**Exercise directions:** Copy the lines of the data below exactly, starting at the first and stopping after the line that contains "var last = netSales.length"; include no pictures.

....

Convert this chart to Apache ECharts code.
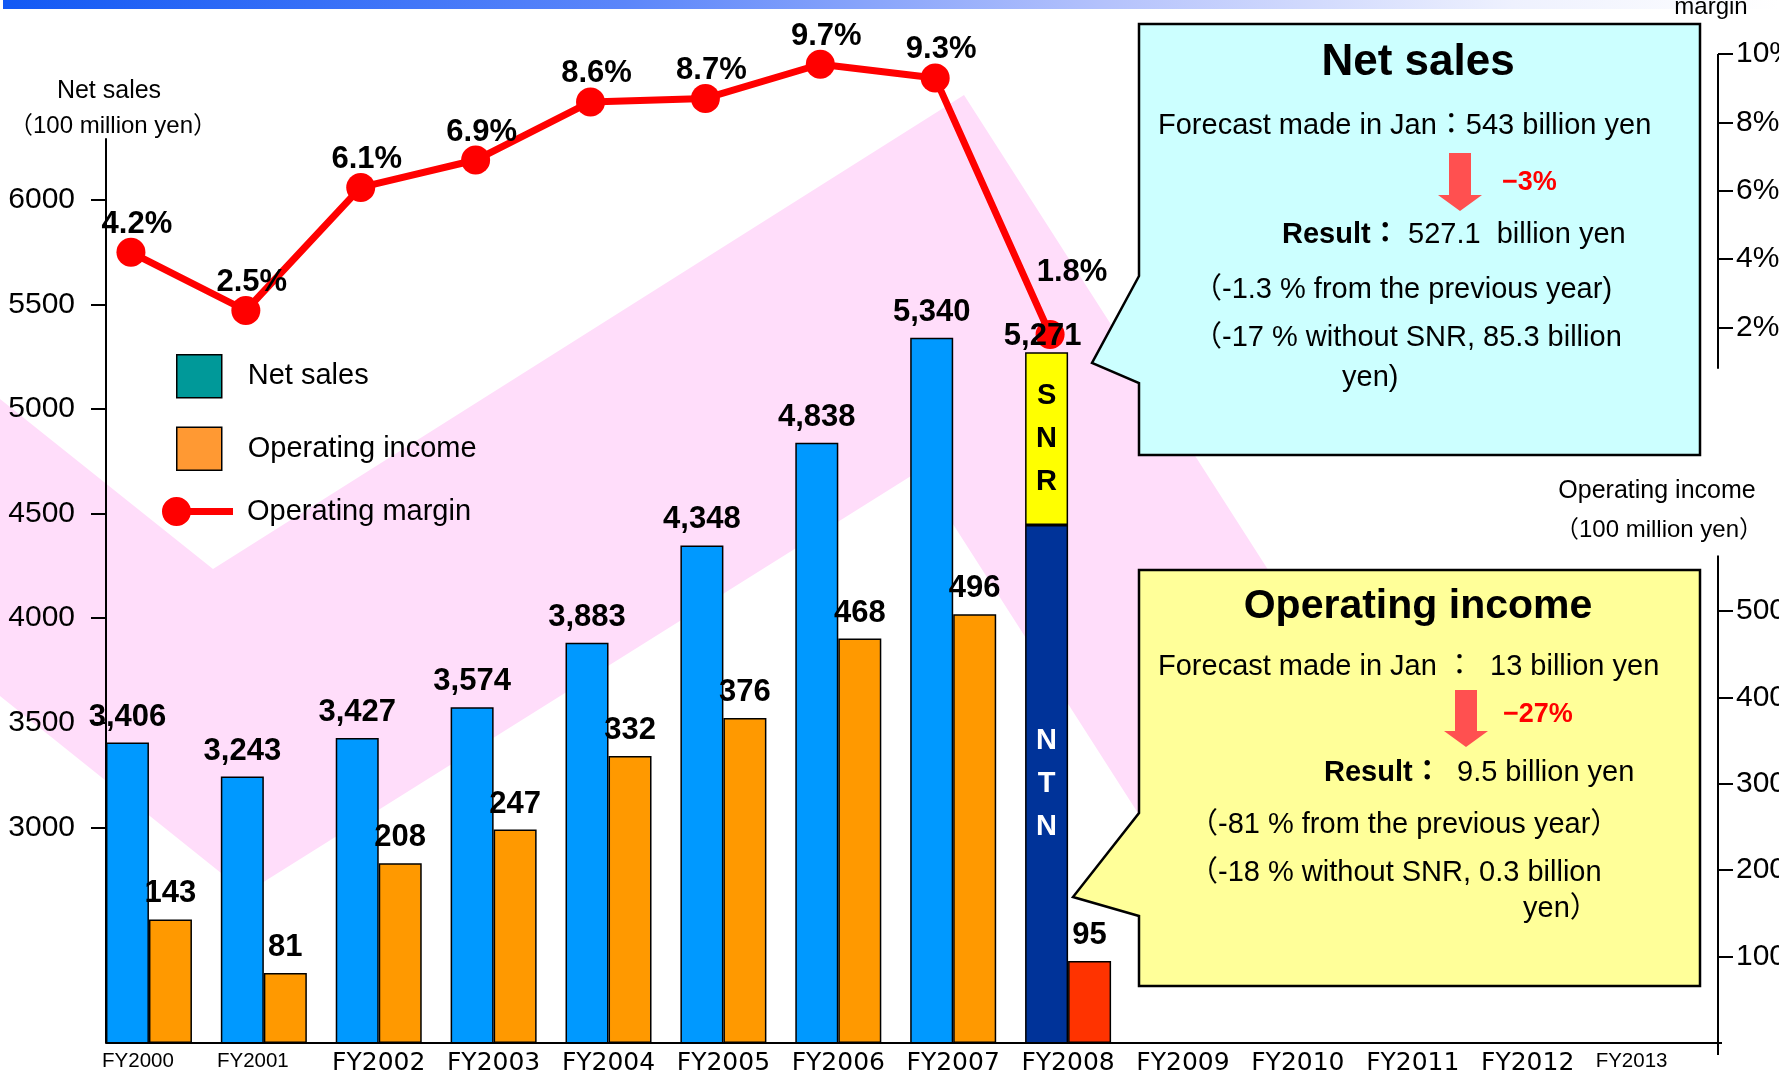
<!DOCTYPE html>
<html>
<head>
<meta charset="utf-8">
<title>Net sales / Operating income</title>
<script src="https://cdn.jsdelivr.net/npm/echarts@6.0.0/dist/echarts.min.js"></script>
<style>
html, body { margin: 0; padding: 0; background: #fff; }
#main { width: 1779px; height: 1078px; }
</style>
</head>
<body>
<div id="main"></div>
<script>
// values
var years = ['FY2000', 'FY2001', 'FY2002', 'FY2003', 'FY2004', 'FY2005', 'FY2006',
  'FY2007', 'FY2008', 'FY2009', 'FY2010', 'FY2011', 'FY2012', 'FY2013'];
var netSales = [3406, 3243, 3427, 3574, 3883, 4348, 4838, 5340, 5271];
var opIncome = [143, 81, 208, 247, 332, 376, 468, 496, 95];
var opMargin = [4.2, 2.5, 6.1, 6.9, 8.6, 8.7, 9.7, 9.3, 1.8];
var ntn2008 = 4445;  // NTN part of the FY2008 bar
var snr2008 = 826;   // SNR part of the FY2008 bar
var salesTicks = [3000, 3500, 4000, 4500, 5000, 5500, 6000];
var incomeTicks = [100, 200, 300, 400, 500];
var marginTicks = [2, 4, 6, 8, 10];
var narrowLabels = ['FY2000', 'FY2001', 'FY2013'];

var ARIAL = '"Liberation Sans", Arial, "Noto Sans CJK JP", sans-serif';
var WIDE = '"DejaVu Sans", sans-serif';
var last = netSales.length - 1; // FY2008 drawn split into NTN / SNR

function upToLast(arr) {
  return years.map(function (y, i) { return i < last ? arr[i] : null; });
}
function onlyLast(v) {
  return years.map(function (y, i) { return i === last ? v : null; });
}
function fmt(v) { return Number(v).toLocaleString('en-US'); }

var valueLabel = {
  show: true, position: 'top', distance: 10,
  fontFamily: ARIAL, fontWeight: 'bold', fontSize: 31, color: '#000'
};
var barBorder = { borderColor: '#000', borderWidth: 1.5 };
var tickLine = { color: '#000', width: 2 };

var myChart = echarts.init(document.getElementById('main'));

var option = {
  animation: false,
  grid: [
    { left: 91.5, right: 79, top: 139, bottom: 35, outerBoundsMode: 'none' },  // bars
    { left: 73.5, right: 97, top: 54, bottom: 682, outerBoundsMode: 'none' }   // margin line, drawn a bit left as in the picture
  ],
  legend: [{
    left: 176, top: 354, orient: 'vertical', padding: 0,
    icon: 'rect', itemWidth: 45, itemHeight: 43, itemGap: 28,
    selectedMode: false,
    textStyle: { fontFamily: ARIAL, fontSize: 29, color: '#000', padding: [0, 0, 0, 21] },
    data: [
      { name: 'Net sales', itemStyle: { color: '#009999', borderColor: '#000', borderWidth: 1.5 } },
      { name: 'Operating income', itemStyle: { color: '#FF9933', borderColor: '#000', borderWidth: 1.5 } }
    ]
  }, {
    left: 162, top: 497, orient: 'vertical', padding: 0,
    itemWidth: 71, itemHeight: 29, selectedMode: false,
    textStyle: { fontFamily: ARIAL, fontSize: 29, color: '#000', padding: [0, 0, 0, 9] },
    data: [{
      name: 'Operating margin',
      icon: 'path://M0,14.5A14.5,14.5,0,1,1,29,14.5A14.5,14.5,0,1,1,0,14.5ZM28,11L71,11L71,18L28,18Z',
      itemStyle: { color: '#FF0000', borderWidth: 0 }
    }]
  }],
  xAxis: [{
    type: 'category', gridIndex: 0, data: years,
    axisLine: { show: false, onZero: false },
    axisTick: { show: false },
    axisLabel: {
      margin: 8,
      formatter: function (v) {
        return narrowLabels.indexOf(v) >= 0 ? '{n|' + v + '}' : '{w|' + v + '}';
      },
      rich: {
        n: { fontFamily: ARIAL, fontSize: 20.5, color: '#000', padding: [0, 22, 0, 0] },
        w: { fontFamily: WIDE, fontSize: 25, color: '#000' }
      }
    }
  }, {
    type: 'category', gridIndex: 1, data: years, show: false
  }],
  yAxis: [{
    type: 'value', gridIndex: 0, position: 'left', offset: -14.5,
    min: 1970, max: 6290,
    splitLine: { show: false },
    axisLine: { show: true, lineStyle: tickLine },
    axisTick: { show: true, length: 15, customValues: salesTicks, lineStyle: tickLine },
    axisLabel: {
      customValues: salesTicks, margin: 31, fontFamily: ARIAL, fontSize: 30, color: '#000',
      formatter: function (v) { return String(v); }
    }
  }, {
    type: 'value', gridIndex: 0, position: 'right', offset: 18,
    min: 0, max: 1046,
    splitLine: { show: false },
    axisLine: { show: false },
    axisTick: { show: true, length: 15, customValues: incomeTicks, lineStyle: tickLine },
    axisLabel: {
      customValues: incomeTicks, margin: 18, fontFamily: ARIAL, fontSize: 30, color: '#000',
      formatter: function (v) { return String(v); }
    }
  }, {
    type: 'value', gridIndex: 1, position: 'right', offset: 36,
    min: 0, max: 10,
    splitLine: { show: false },
    axisLine: { show: false },
    axisTick: { show: true, length: 15, customValues: marginTicks, lineStyle: tickLine },
    axisLabel: { customValues: marginTicks, margin: 18, formatter: '{value}%', fontFamily: ARIAL, fontSize: 30, color: '#000' }
  }],
  series: [{
    name: 'Net sales', type: 'bar', stack: 'ns', xAxisIndex: 0, yAxisIndex: 0,
    barWidth: 43, barGap: '0%',
    data: upToLast(netSales),
    itemStyle: Object.assign({ color: '#0099FF' }, barBorder),
    label: Object.assign({}, valueLabel, { formatter: function (p) { return fmt(p.value); } })
  }, {
    name: 'NTN', type: 'bar', stack: 'ns', xAxisIndex: 0, yAxisIndex: 0,
    barWidth: 43, barGap: '0%',
    data: onlyLast(ntn2008),
    itemStyle: Object.assign({ color: '#003399' }, barBorder),
    label: {
      show: true, position: 'inside', formatter: 'N\nT\nN',
      fontFamily: ARIAL, fontWeight: 'bold', fontSize: 29, lineHeight: 43, color: '#fff'
    }
  }, {
    name: 'SNR', type: 'bar', stack: 'ns', xAxisIndex: 0, yAxisIndex: 0,
    barWidth: 43, barGap: '0%',
    data: onlyLast(snr2008),
    itemStyle: Object.assign({ color: '#FFFF00' }, barBorder),
    label: {
      show: true, position: 'inside', formatter: 'S\nN\nR',
      fontFamily: ARIAL, fontWeight: 'bold', fontSize: 29, lineHeight: 43, color: '#000'
    }
  }, {
    // empty cap on the FY2008 stack, only carries the total label
    name: 'Net sales total', type: 'bar', stack: 'ns', xAxisIndex: 0, yAxisIndex: 0,
    barWidth: 43, barGap: '0%',
    data: onlyLast(0),
    itemStyle: { color: 'rgba(0,0,0,0)', borderWidth: 0 },
    label: Object.assign({}, valueLabel, {
      offset: [-4, 10],
      formatter: function () { return fmt(netSales[last]); }
    })
  }, {
    name: 'Operating income', type: 'bar', stack: 'oi', xAxisIndex: 0, yAxisIndex: 1,
    barWidth: 43, barGap: '0%',
    data: upToLast(opIncome),
    itemStyle: Object.assign({ color: '#FF9900' }, barBorder),
    label: valueLabel
  }, {
    name: 'Operating income FY2008', type: 'bar', stack: 'oi', xAxisIndex: 0, yAxisIndex: 1,
    barWidth: 43, barGap: '0%',
    data: onlyLast(opIncome[last]),
    itemStyle: Object.assign({ color: '#FF3300' }, barBorder),
    label: valueLabel
  }, {
    name: 'Operating margin', type: 'line', xAxisIndex: 1, yAxisIndex: 2,
    z: 1,
    data: years.map(function (y, i) {
      if (i >= opMargin.length) return null;
      if (i === last) return { value: opMargin[i], label: { offset: [22, -32] } };
      return opMargin[i];
    }),
    symbol: 'circle', symbolSize: 29,
    lineStyle: { color: '#FF0000', width: 7 },
    itemStyle: { color: '#FF0000' },
    label: {
      show: true, position: 'top', distance: 0, offset: [6, 2],
      formatter: '{c}%', fontFamily: ARIAL, fontWeight: 'bold', fontSize: 31, color: '#000'
    }
  }]
};
myChart.setOption(option);

// axis lines that only run over part of the plot, plus the decorations
var leftAxisX = 91.5 + 14.5;
var rightAxisX = 1779 - 79 + 18;
var baseY = myChart.convertToPixel({ yAxisIndex: 1 }, 0);
var incomeTopY = myChart.convertToPixel({ yAxisIndex: 1 }, 564);
var marginTopY = myChart.convertToPixel({ yAxisIndex: 2 }, 10);
var marginEndY = myChart.convertToPixel({ yAxisIndex: 2 }, 0.8);

function txt(x, y, s, size, o) {
  o = o || {};
  return {
    type: 'text', z: o.z || 101,
    style: {
      text: s, x: x, y: y,
      fontFamily: o.family || ARIAL, fontSize: size, fontWeight: o.bold ? 'bold' : 'normal',
      fill: o.color || '#000', align: o.align || 'left', verticalAlign: 'middle'
    }
  };
}
function axisSeg(x1, y1, x2, y2) {
  return { type: 'line', z: 5, shape: { x1: x1, y1: y1, x2: x2, y2: y2 }, style: { stroke: '#000', lineWidth: 2 } };
}

var boxLine = { stroke: '#000', lineWidth: 2.5 };

myChart.setOption({
  graphic: [
    // banner strip along the top
    {
      type: 'rect', z: 1, shape: { x: 3, y: 0, width: 1776, height: 9 },
      style: {
        fill: new echarts.graphic.LinearGradient(0, 0, 1, 0, [
          { offset: 0, color: '#1259F4' },
          { offset: 0.35, color: '#5B86FA' },
          { offset: 0.62, color: '#B4C2FC' },
          { offset: 0.85, color: '#EEF1FE' },
          { offset: 1, color: '#FFFFFF' }
        ])
      }
    },
    // pink trend band behind the bars
    {
      type: 'polygon', z: -10,
      shape: { points: [[0, 399], [213, 569], [964, 95], [1518, 960], [1232, 960], [919, 471], [246, 893], [0, 696]] },
      style: { fill: '#FFDDFA' }
    },
    axisSeg(leftAxisX, baseY, rightAxisX + 4, baseY),
    axisSeg(rightAxisX, incomeTopY, rightAxisX, baseY + 12),
    axisSeg(rightAxisX, marginTopY, rightAxisX, marginEndY),

    // axis titles
    txt(109, 91, 'Net sales', 25, { align: 'center' }),
    txt(113, 126, '（100 million yen）', 24, { align: 'center' }),
    txt(1657, 491, 'Operating income', 25, { align: 'center' }),
    txt(1659, 530, '（100 million yen）', 24, { align: 'center' }),
    txt(1711, 7, 'margin', 24, { align: 'center' }),

    // net sales callout
    {
      type: 'polygon', z: 100,
      shape: { points: [[1139, 24], [1700, 24], [1700, 455], [1139, 455], [1139, 383], [1092, 363], [1139, 276]] },
      style: Object.assign({ fill: '#CCFFFF' }, boxLine)
    },
    txt(1418, 63, 'Net sales', 44, { bold: true, align: 'center' }),
    txt(1158, 126, 'Forecast made in Jan：543 billion yen', 29),
    {
      type: 'polygon', z: 101,
      shape: { points: [[1449, 153], [1471, 153], [1471, 195], [1482, 195], [1460, 211], [1438, 195], [1449, 195]] },
      style: { fill: '#FF5050' }
    },
    txt(1502, 183, '−3%', 27, { bold: true, color: '#FF0000' }),
    txt(1282, 235, 'Result：', 29, { bold: true }),
    txt(1408, 235, '527.1  billion yen', 29),
    txt(1193, 290, '（-1.3 % from the previous year)', 29),
    txt(1193, 338, '（-17 % without SNR, 85.3 billion', 29),
    txt(1342, 378, 'yen)', 29),

    // operating income callout
    {
      type: 'polygon', z: 100,
      shape: { points: [[1139, 570], [1700, 570], [1700, 986], [1139, 986], [1139, 916], [1073, 897], [1139, 813]] },
      style: Object.assign({ fill: '#FFFF99' }, boxLine)
    },
    txt(1418, 607, 'Operating income', 41, { bold: true, align: 'center' }),
    txt(1158, 667, 'Forecast made in Jan ：  13 billion yen', 29),
    {
      type: 'polygon', z: 101,
      shape: { points: [[1455, 690], [1477, 690], [1477, 731], [1488, 731], [1466, 747], [1444, 731], [1455, 731]] },
      style: { fill: '#FF5050' }
    },
    txt(1503, 715, '−27%', 27, { bold: true, color: '#FF0000' }),
    txt(1324, 773, 'Result：', 29, { bold: true }),
    txt(1457, 773, '9.5 billion yen', 29),
    txt(1189, 825, '（-81 % from the previous year）', 29),
    txt(1189, 873, '（-18 % without SNR, 0.3 billion', 29),
    txt(1523, 909, 'yen）', 29)
  ]
});
</script>
</body>
</html>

....

**Written response:**
Convert this chart to Apache ECharts code.
<!DOCTYPE html>
<html>
<head>
<meta charset="utf-8">
<title>Net sales / Operating income</title>
<script src="https://cdn.jsdelivr.net/npm/echarts@6.0.0/dist/echarts.min.js"></script>
<style>
html, body { margin: 0; padding: 0; background: #fff; }
#main { width: 1779px; height: 1078px; }
</style>
</head>
<body>
<div id="main"></div>
<script>
// values
var years = ['FY2000', 'FY2001', 'FY2002', 'FY2003', 'FY2004', 'FY2005', 'FY2006',
  'FY2007', 'FY2008', 'FY2009', 'FY2010', 'FY2011', 'FY2012', 'FY2013'];
var netSales = [3406, 3243, 3427, 3574, 3883, 4348, 4838, 5340, 5271];
var opIncome = [143, 81, 208, 247, 332, 376, 468, 496, 95];
var opMargin = [4.2, 2.5, 6.1, 6.9, 8.6, 8.7, 9.7, 9.3, 1.8];
var ntn2008 = 4445;  // NTN part of the FY2008 bar
var snr2008 = 826;   // SNR part of the FY2008 bar
var salesTicks = [3000, 3500, 4000, 4500, 5000, 5500, 6000];
var incomeTicks = [100, 200, 300, 400, 500];
var marginTicks = [2, 4, 6, 8, 10];
var narrowLabels = ['FY2000', 'FY2001', 'FY2013'];

var ARIAL = '"Liberation Sans", Arial, "Noto Sans CJK JP", sans-serif';
var WIDE = '"DejaVu Sans", sans-serif';
var last = netSales.length - 1; // FY2008 drawn split into NTN / SNR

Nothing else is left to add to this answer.